QBE profits slump 18% in H1

QBE profits slump 18% in H1

Australia's largest insurer by premium, QBE, has posted a steep decline in its profits for the first half of the year following a number of US weather losses.

QBE has posted a net profit of $392m ($424m) for the first six months of the year, down 18% from $477m for the same period in 2013.

This has led to QBE to announce that it will partially float its Australian mortgage lenders insurance business and sell off its US agency business.

QBE also plans to cut $500m of convertible subordinated debt through a $750m share placement. It also plans asset sales and a partial share offer next year of mortgage insurer QBE LMI, which had $1.2bn in assets at the end as of June.

"These initiatives deliver significant additional cash and capital resources that will substantially improve the group's financial flexibility and ability to better withstand a reasonable range of downside scenarios," the Australian insurer said in a statement.

The insurer had to deal with a number of large claims following adverse weather in the US which was struck by severe storms in early June, producing large hail stones as well as several tornadoes and other dangerous wind storms.

American casualty insurers Chubb and Travelers were also hit hard by large catastrophe losses in the June quarter.

QBE reported an insurance profit margin of 7.6% in the first half, compared with 10.8% a year ago. It said that it expected that to rise to between 8% to 9% at the end of the financial year.

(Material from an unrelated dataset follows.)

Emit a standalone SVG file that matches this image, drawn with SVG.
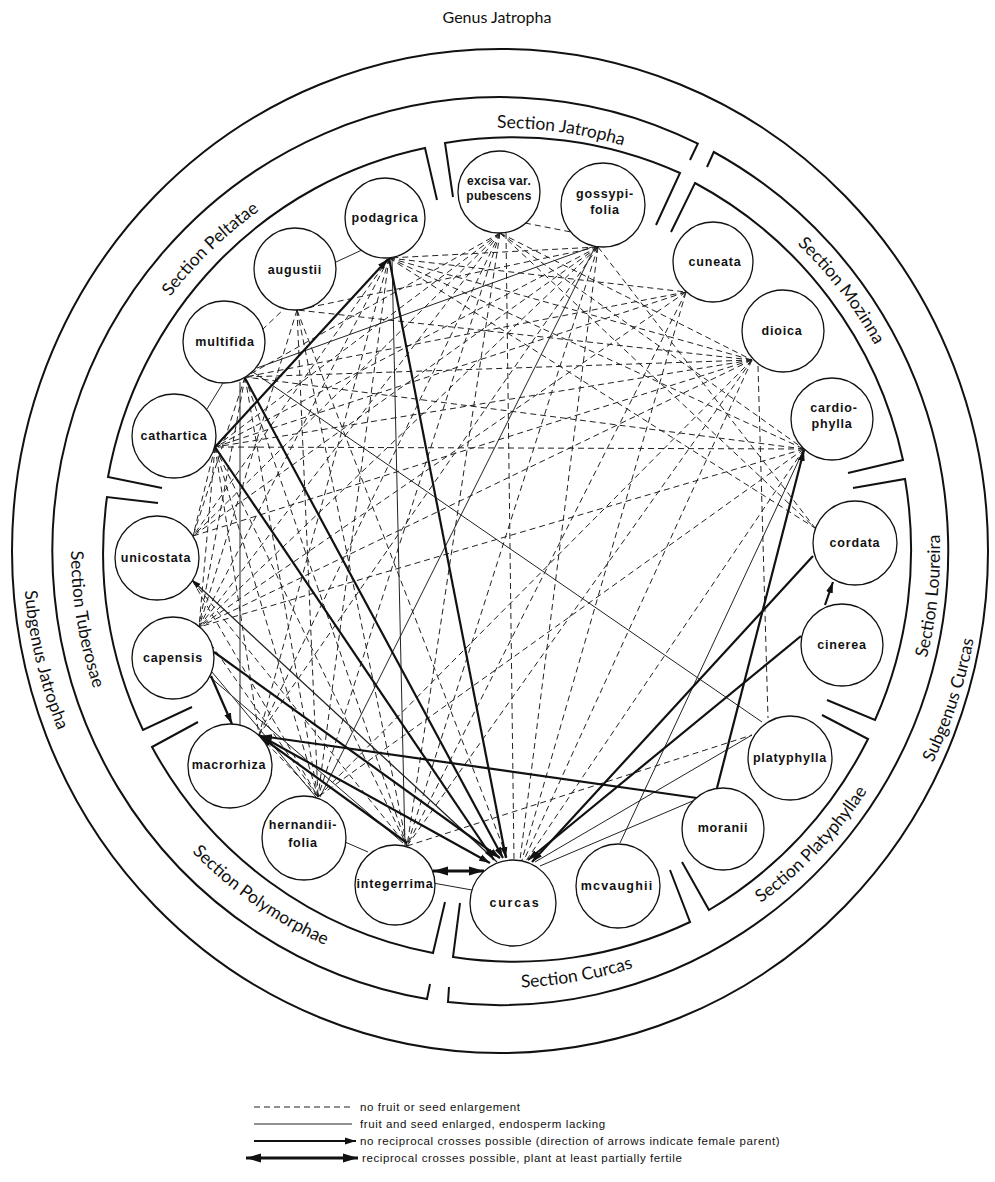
<svg xmlns="http://www.w3.org/2000/svg" width="995" height="1182" viewBox="0 0 995 1182">
<style>
.ring{fill:none;stroke:#111;stroke-width:2}
.box{fill:none;stroke:#111;stroke-width:2;stroke-linejoin:miter}
.lab{font-family:Lato,"DejaVu Sans",sans-serif;font-size:17.5px;fill:#111}
.sub{font-family:Lato,"DejaVu Sans",sans-serif;font-size:17.5px;fill:#111}
.node circle{fill:#fff;stroke:#111;stroke-width:1.3}
.node text{font-family:"Liberation Sans",Arial,sans-serif;font-size:12.5px;font-weight:bold;letter-spacing:0.8px;text-anchor:middle;fill:#111}
.d{stroke:#222;stroke-width:1;stroke-dasharray:6 4;fill:none}
.t{stroke:#222;stroke-width:1;fill:none}
.m{stroke:#222;stroke-width:1.3;fill:none;marker-end:url(#ahs)}
.a{stroke:#111;stroke-width:2.2;fill:none;marker-end:url(#ah)}
.b{stroke:#111;stroke-width:3.2;fill:none;marker-end:url(#ahb);marker-start:url(#ahb)}
.leg{font-family:"Liberation Sans",Arial,sans-serif;font-size:11.5px;letter-spacing:0.6px;fill:#111}
</style>
<defs>
<marker id="ah" markerUnits="userSpaceOnUse" markerWidth="12" markerHeight="8" refX="11" refY="4" orient="auto"><path d="M0,0.5 L11,4 L0,7.5 z" fill="#111"/></marker>
<marker id="ahs" markerUnits="userSpaceOnUse" markerWidth="10" markerHeight="7" refX="9" refY="3.5" orient="auto"><path d="M0,0.5 L9,3.5 L0,6.5 z" fill="#111"/></marker>
<marker id="ahb" markerUnits="userSpaceOnUse" markerWidth="16" markerHeight="10" refX="15" refY="5" orient="auto-start-reverse"><path d="M0,0.5 L15,5 L0,9.5 z" fill="#111"/></marker>
<path id="pPel" d="M86.3,507.3 A418,418 0 0 1 472.8,134"/>
<path id="pJat" d="M277.8,192.3 A423,423 0 0 1 816.3,268"/>
<path id="pMoz" d="M594.2,135.1 A426,426 0 0 1 927.6,569.6"/>
<path id="pLou" d="M806.3,866.1 A438,438 0 0 0 865.1,306.1"/>
<path id="pPla" d="M551.5,985.2 A437,437 0 0 0 938.2,577.7"/>
<path id="pCur" d="M283.5,929.4 A437,437 0 0 0 836.7,831.9"/>
<path id="pPol" d="M84.7,662.8 A432,432 0 0 0 539.7,981.4"/>
<path id="pTub" d="M131.4,331 A431,431 0 0 0 220.9,877.7"/>
<path id="pSJ" d="M73.7,336.5 A479,479 0 0 0 216.4,935.5"/>
<path id="pSC" d="M753.5,959.8 A480,480 0 0 0 948.3,374.3"/>
</defs>
<rect width="995" height="1182" fill="#fff"/>

<g id="rings">
<text x="497" y="23" text-anchor="middle" style="font-family:Lato,'DejaVu Sans',sans-serif;font-size:16px;fill:#111">Genus Jatropha</text>
<ellipse class="ring" cx="500" cy="551" rx="488" ry="502"/>
<path class="ring" d="M430,984 L427,999 A448,454 0 1 1 697.8,143.6 L690,160"/>
<path class="ring" d="M707,167 L713.8,152 A448,454 0 0 1 448,1002 L449,987"/>
<text class="sub"><textPath href="#pSJ" startOffset="50%" text-anchor="middle">Subgenus Jatropha</textPath></text>
<text class="sub"><textPath href="#pSC" startOffset="50%" text-anchor="middle">Subgenus Curcas</textPath></text>
</g>

<g id="sections">
<path class="box" d="M162,488 L108,477 A405,412 0 0 1 425,148 L437,200"/>
<path class="box" d="M453,197 L445,143 A410,414 0 0 1 680,173 L656,225"/>
<path class="box" d="M671,232 L695,183 A410,414 0 0 1 903,460 L848,473"/>
<path class="box" d="M853,488 L905,479 A410,414 0 0 1 875,720 L827,700"/>
<path class="box" d="M822,715 L868,739 A410,414 0 0 1 709,910 L682,862"/>
<path class="box" d="M670,870 L690,922 A410,414 0 0 1 453,957 L460,903"/>
<path class="box" d="M445,902 L433,953 A405,410 0 0 1 152,747 L198,722"/>
<path class="box" d="M192,707 L143,730 A400,405 0 0 1 107,497 L158,503"/>
<text class="lab"><textPath href="#pPel" startOffset="50%" text-anchor="middle">Section Peltatae</textPath></text>
<text class="lab"><textPath href="#pJat" startOffset="50%" text-anchor="middle">Section Jatropha</textPath></text>
<text class="lab"><textPath href="#pMoz" startOffset="50%" text-anchor="middle">Section Mozinna</textPath></text>
<text class="lab"><textPath href="#pLou" startOffset="50%" text-anchor="middle">Section Loureira</textPath></text>
<text class="lab"><textPath href="#pPla" startOffset="50%" text-anchor="middle">Section Platyphyllae</textPath></text>
<text class="lab"><textPath href="#pCur" startOffset="50%" text-anchor="middle">Section Curcas</textPath></text>
<text class="lab"><textPath href="#pPol" startOffset="50%" text-anchor="middle">Section Polymorphae</textPath></text>
<text class="lab"><textPath href="#pTub" startOffset="50%" text-anchor="middle">Section Tuberosae</textPath></text>
</g>

<g id="connectors">
<!-- dashed: no fruit or seed enlargement -->
<line class="d" x1="525" y1="223" x2="571" y2="232"/>
<line class="d" x1="500" y1="233" x2="245" y2="377"/>
<line class="d" x1="500" y1="233" x2="215" y2="447"/>
<line class="d" x1="500" y1="233" x2="193" y2="536"/>
<line class="d" x1="500" y1="233" x2="199" y2="627"/>
<line class="d" x1="500" y1="233" x2="259" y2="735"/>
<line class="d" x1="500" y1="233" x2="318" y2="797"/>
<line class="d" x1="500" y1="233" x2="407" y2="846"/>
<line class="d" x1="506" y1="233" x2="514" y2="860"/>
<line class="d" x1="500" y1="233" x2="752" y2="360"/>
<line class="d" x1="500" y1="233" x2="804" y2="449"/>
<line class="d" x1="500" y1="233" x2="815" y2="528"/>
<line class="d" x1="598" y1="247" x2="389" y2="258"/>
<line class="d" x1="598" y1="247" x2="297" y2="310"/>
<line class="d" x1="598" y1="247" x2="215" y2="447"/>
<line class="d" x1="598" y1="247" x2="193" y2="536"/>
<line class="d" x1="598" y1="247" x2="199" y2="627"/>
<line class="d" x1="598" y1="247" x2="259" y2="735"/>
<line class="d" x1="598" y1="247" x2="407" y2="846"/>
<line class="d" x1="598" y1="247" x2="520" y2="860"/>
<line class="d" x1="598" y1="247" x2="815" y2="528"/>
<line class="d" x1="389" y1="258" x2="686" y2="292"/>
<line class="d" x1="389" y1="258" x2="752" y2="360"/>
<line class="d" x1="389" y1="258" x2="804" y2="449"/>
<line class="d" x1="389" y1="258" x2="815" y2="528"/>
<line class="d" x1="389" y1="258" x2="193" y2="536"/>
<line class="d" x1="389" y1="258" x2="199" y2="627"/>
<line class="d" x1="389" y1="258" x2="259" y2="735"/>
<line class="d" x1="389" y1="258" x2="318" y2="797"/>
<line class="d" x1="752" y1="360" x2="297" y2="310"/>
<line class="d" x1="752" y1="360" x2="245" y2="377"/>
<line class="d" x1="752" y1="360" x2="215" y2="447"/>
<line class="d" x1="752" y1="360" x2="193" y2="536"/>
<line class="d" x1="752" y1="360" x2="199" y2="627"/>
<line class="d" x1="752" y1="360" x2="318" y2="797"/>
<line class="d" x1="752" y1="360" x2="407" y2="846"/>
<line class="d" x1="752" y1="360" x2="524" y2="860"/>
<line class="d" x1="758" y1="366" x2="768" y2="718"/>
<line class="d" x1="686" y1="292" x2="245" y2="377"/>
<line class="d" x1="686" y1="292" x2="215" y2="447"/>
<line class="d" x1="686" y1="292" x2="199" y2="627"/>
<line class="d" x1="686" y1="292" x2="407" y2="846"/>
<line class="d" x1="686" y1="292" x2="522" y2="860"/>
<line class="d" x1="804" y1="449" x2="215" y2="447"/>
<line class="d" x1="804" y1="449" x2="199" y2="627"/>
<line class="d" x1="804" y1="449" x2="318" y2="797"/>
<line class="d" x1="804" y1="449" x2="526" y2="861"/>
<line class="d" x1="804" y1="449" x2="245" y2="377"/>
<line class="d" x1="262" y1="330" x2="285" y2="308"/>
<line class="d" x1="245" y1="377" x2="193" y2="536"/>
<line class="d" x1="245" y1="377" x2="199" y2="627"/>
<line class="d" x1="245" y1="377" x2="318" y2="797"/>
<line class="d" x1="245" y1="377" x2="407" y2="846"/>
<line class="d" x1="215" y1="447" x2="193" y2="536"/>
<line class="d" x1="215" y1="447" x2="199" y2="627"/>
<line class="d" x1="215" y1="447" x2="259" y2="735"/>
<line class="d" x1="215" y1="447" x2="318" y2="797"/>
<line class="d" x1="215" y1="447" x2="407" y2="846"/>
<line class="d" x1="297" y1="310" x2="318" y2="797"/>
<line class="d" x1="297" y1="310" x2="508" y2="860"/>
<line class="d" x1="297" y1="310" x2="199" y2="627"/>
<line class="d" x1="297" y1="310" x2="407" y2="846"/>
<line class="d" x1="199" y1="627" x2="318" y2="797"/>
<line class="d" x1="192" y1="580" x2="318" y2="797"/>
<line class="d" x1="192" y1="580" x2="407" y2="846"/>
<line class="d" x1="259" y1="735" x2="318" y2="797"/>
<line class="d" x1="407" y1="846" x2="752" y2="735"/>
<!-- thin: fruit and seed enlarged, endosperm lacking -->
<line class="t" x1="336" y1="262" x2="362" y2="250"/>
<line class="t" x1="223" y1="383" x2="207" y2="409"/>
<line class="t" x1="257" y1="368" x2="592" y2="247"/>
<line class="t" x1="253" y1="372" x2="762" y2="722"/>
<line class="t" x1="240" y1="382" x2="240" y2="725"/>
<line class="t" x1="595" y1="247" x2="320" y2="797"/>
<line class="t" x1="392" y1="258" x2="405" y2="846"/>
<line class="t" x1="345" y1="842" x2="368" y2="852"/>
<line class="t" x1="433" y1="883" x2="472" y2="890"/>
<line class="t" x1="210" y1="677" x2="403" y2="843"/>
<line class="t" x1="212" y1="672" x2="316" y2="797"/>
<line class="t" x1="620" y1="843" x2="804" y2="449"/>
<line class="t" x1="695" y1="800" x2="540" y2="866"/>
<line class="t" x1="752" y1="735" x2="535" y2="862"/>
<line class="m" x1="497" y1="862" x2="192" y2="580"/>
<!-- thick: no reciprocal crosses possible (arrow at female parent) -->
<line class="a" x1="389" y1="258" x2="506" y2="858"/>
<line class="a" x1="245" y1="378" x2="503" y2="858"/>
<line class="a" x1="215" y1="447" x2="494" y2="860"/>
<line class="a" x1="214" y1="652" x2="500" y2="858"/>
<line class="a" x1="259" y1="735" x2="490" y2="863"/>
<line class="a" x1="407" y1="843" x2="261" y2="737"/>
<line class="a" x1="697" y1="798" x2="261" y2="736"/>
<line class="a" x1="211" y1="676" x2="232" y2="724"/>
<line class="a" x1="717" y1="788" x2="804" y2="450"/>
<line class="a" x1="813" y1="556" x2="532" y2="862"/>
<line class="a" x1="801" y1="636" x2="528" y2="860"/>
<line class="a" x1="825" y1="605" x2="833" y2="582"/>
<line class="a" x1="215" y1="447" x2="388" y2="259"/>
<!-- reciprocal -->
<line class="b" x1="433" y1="871" x2="484" y2="871"/>
</g>

<g id="nodes">
<g id="n-excisa" class="node"><circle cx="499" cy="192" r="41"/><text x="499" y="185" style="letter-spacing:0.3px;font-size:12px">excisa var.</text><text x="499" y="200" style="letter-spacing:0.3px;font-size:12px">pubescens</text></g>
<g id="n-gossypifolia" class="node"><circle cx="603" cy="205" r="42"/><text x="605" y="198">gossypi-</text><text x="605" y="214">folia</text></g>
<g id="n-podagrica" class="node"><circle cx="385" cy="218" r="40"/><text x="385" y="222">podagrica</text></g>
<g id="n-augustii" class="node"><circle cx="295" cy="269" r="41"/><text x="295" y="274">augustii</text></g>
<g id="n-multifida" class="node"><circle cx="224" cy="342" r="41"/><text x="225" y="346">multifida</text></g>
<g id="n-cathartica" class="node"><circle cx="174" cy="436" r="42"/><text x="174" y="440">cathartica</text></g>
<g id="n-unicostata" class="node"><circle cx="157" cy="558" r="42"/><text x="156" y="562">unicostata</text></g>
<g id="n-capensis" class="node"><circle cx="173" cy="658" r="41"/><text x="173" y="662">capensis</text></g>
<g id="n-macrorhiza" class="node"><circle cx="230" cy="766" r="42"/><text x="229" y="769">macrorhiza</text></g>
<g id="n-hernandiifolia" class="node"><circle cx="304" cy="838" r="42"/><text x="303" y="829">hernandii-</text><text x="303" y="847">folia</text></g>
<g id="n-integerrima" class="node"><circle cx="395" cy="885" r="40"/><text x="395" y="888">integerrima</text></g>
<g id="n-curcas" class="node"><circle cx="513" cy="903" r="43"/><text x="515" y="907" style="letter-spacing:1.8px">curcas</text></g>
<g id="n-mcvaughii" class="node"><circle cx="618" cy="886" r="42"/><text x="617" y="890" style="letter-spacing:1.2px">mcvaughii</text></g>
<g id="n-moranii" class="node"><circle cx="723" cy="829" r="41"/><text x="723" y="832">moranii</text></g>
<g id="n-platyphylla" class="node"><circle cx="790" cy="758" r="42"/><text x="790" y="762">platyphylla</text></g>
<g id="n-cinerea" class="node"><circle cx="842" cy="645" r="41"/><text x="842" y="649">cinerea</text></g>
<g id="n-cordata" class="node"><circle cx="855" cy="543" r="42"/><text x="855" y="547">cordata</text></g>
<g id="n-cardiophylla" class="node"><circle cx="832" cy="419" r="41"/><text x="834" y="412">cardio-</text><text x="832" y="428">phylla</text></g>
<g id="n-dioica" class="node"><circle cx="783" cy="331" r="41"/><text x="782" y="335">dioica</text></g>
<g id="n-cuneata" class="node"><circle cx="713" cy="262" r="40"/><text x="715" y="266">cuneata</text></g>
</g>

<g id="legend">
<line class="d" x1="254" y1="1107" x2="352" y2="1107"/>
<line class="t" x1="254" y1="1124" x2="352" y2="1124"/>
<line class="a" x1="254" y1="1141" x2="356" y2="1141"/>
<line class="b" x1="246" y1="1158" x2="358" y2="1158"/>
<text class="leg" x="360" y="1111">no fruit or seed enlargement</text>
<text class="leg" x="360" y="1128">fruit and seed enlarged, endosperm lacking</text>
<text class="leg" x="360" y="1145">no reciprocal crosses possible  (direction of arrows indicate female parent)</text>
<text class="leg" x="362" y="1162">reciprocal crosses possible, plant at least partially fertile</text>
</g>
</svg>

The insurer is also facing a class action lawsuit from its shareholders following a profit downgrade last fiscal year.

Many of QBE’s troubles have been attributed by market experts to its aggressive expansion policy over the past decade; QBE has completed more than 75 acquisitions in the past 10 years to expand to 50 countries.

QBE is now reversing this expansion strategy by divesting itself of its non-core assets with the insurer also announcing that it was finalising the sale of its Central and Eastern European operations.

The capital raising and asset sales are "intended to significantly improve our capital strength and balance sheet resilience," QBE’s CEO Neal said in the company's results statement.

He also emphasised that the measures will support "more predictable and sustainable earnings for shareholders."